When you’re in the studio to record a piece, how important is the actual performance and the moment of performing the song still in an age where so much can be “done and fixed in post?“

I consider every part of the process to be the "performance," but lately I'm exploring different terminology. I'm seeing how it feels to not use the word "performance" as it has a connection with "entertainment" and I don't consider that to be what I do. People can receive it however they receive it, but it's more of an offering, or a carrying out of a creative motion.

Editing can be carrying out the creative motion, changing something later can be carrying out the creative motion … post production is continuing the vision of spontaneous creation.

As far as "fixing" things, before I do that I first try to consider how to reveal or highlight things as things MORE what they are. Even through the "fixing", that's my intention.
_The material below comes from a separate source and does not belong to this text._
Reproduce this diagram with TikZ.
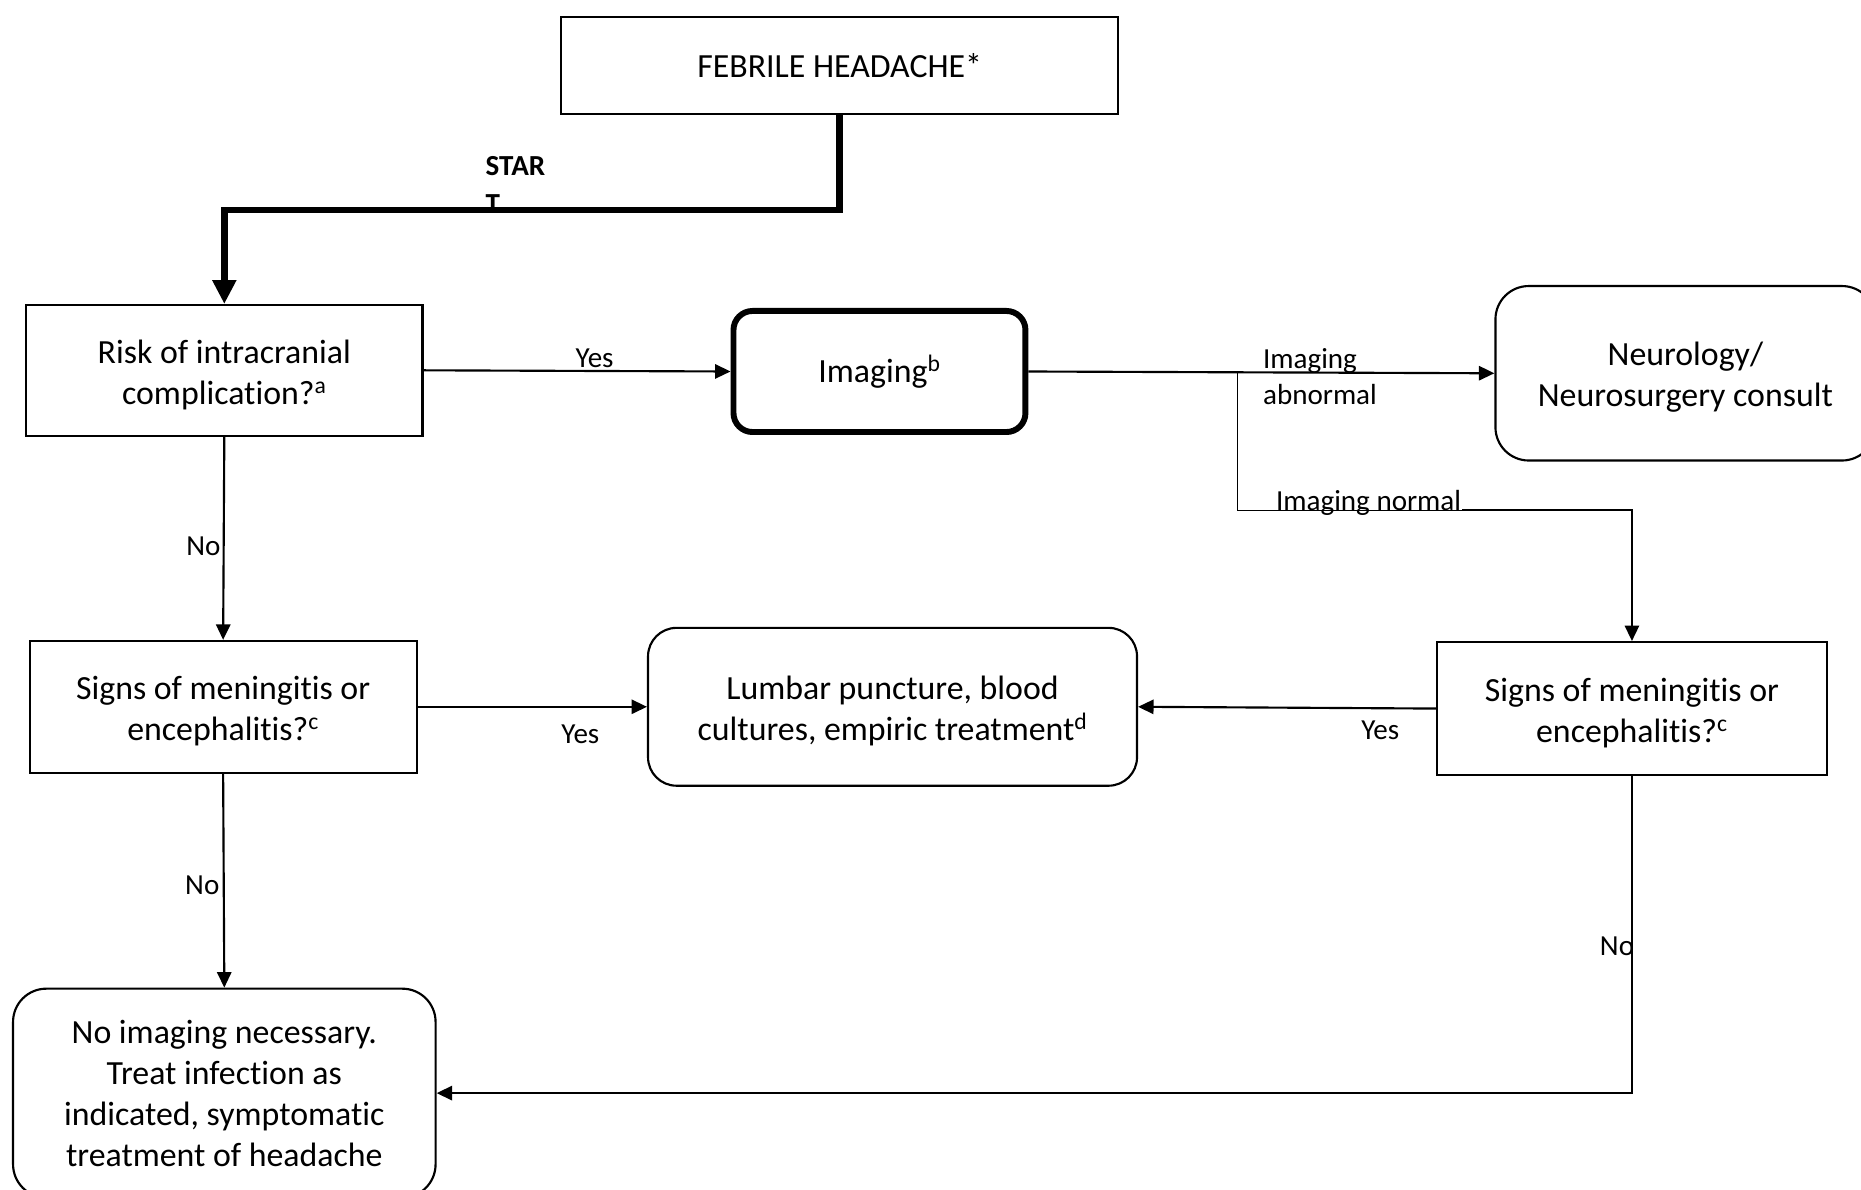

Nate Mercereau Carlos Nino Josh Johnson Image (c) the artists

Even recording a solo song is usually a collaborative process. Tell me about  the importance of trust between the participants, personal relationships between musicians and engineers and the freedom to perform and try things – rather than gear, technique or “chops” - for creating a great song.

Trust, openness, support, love, willingness, exploration, discovery, presence, attunement, awareness, these are some things I appreciate in a creative situation. If those things are really there, there are no limits. And if those things don't seem available in the moment or you don't feel them around you, they're always available within you.

I'm learning to not judge and just be there. In any circumstance where things are not ideal to me in some way, that energy will be present in the creative process, and often with differing results, that I'm not always the best judge of in the moment. I try to keep that in mind when I’m in a situation I’m not feeling for one reason or another, because it's less about my judgement of the situation, and more about me really showing up and engaging.

I often listen back to those recordings and find very special musical/emotional moments, and they sometimes end up as very important pieces of music for me.

What’s your take on the role and importance of production, including mixing and mastering for you personally? In terms of what they contribute to a song, what is the balance between the composition and the arrangement (performance)?

For me, the goal of all of those processes is to let something be the most itself it can be.

Tuning in to each of those terms -- production, mixing, mastering, composition, arrangement -- and also environment, framing, etc. these words can all inspire helpful perspectives on what is happening with a piece of music as it is being made.

After finishing a piece or album and releasing something into the world, there can be a sense of emptiness. Can you relate to this – and how do you return to the state of creativity after experiencing it?

When I finish and share music, I feel it as the experience of expanding. I've released music, I've expanded, I'm experiencing expansion, I've released something and made space within myself, and also have begun to travel with the released music.

I also always have many different things in progress, so releasing something makes space for other ideas to come forward.

Music is a language, but like any language, it can lead to misunderstandings. In which way has your own work – or perhaps the work of artists you like or admire - been misunderstood? How do you deal with this?

Being understood is great but I don't require it. Interesting things happen in the various levels of understanding and misunderstanding.

I allow myself to be the most myself I can be, and let things take shape from there.

Creativity can reach many different corners of our lives. Do you personally feel as though writing a piece of music is inherently different from something like making a great cup of coffee? What do you express through music that you couldn’t or wouldn’t in more “mundane” tasks?

The way we can discover and explore, sharing our expressions and creations together is amazing to me, in all contexts.

For me, I love doing this with music, but it's available to all of us all the time in many ways and with many things. I feel like it's often about the energy brought to the thing, more than the thing itself.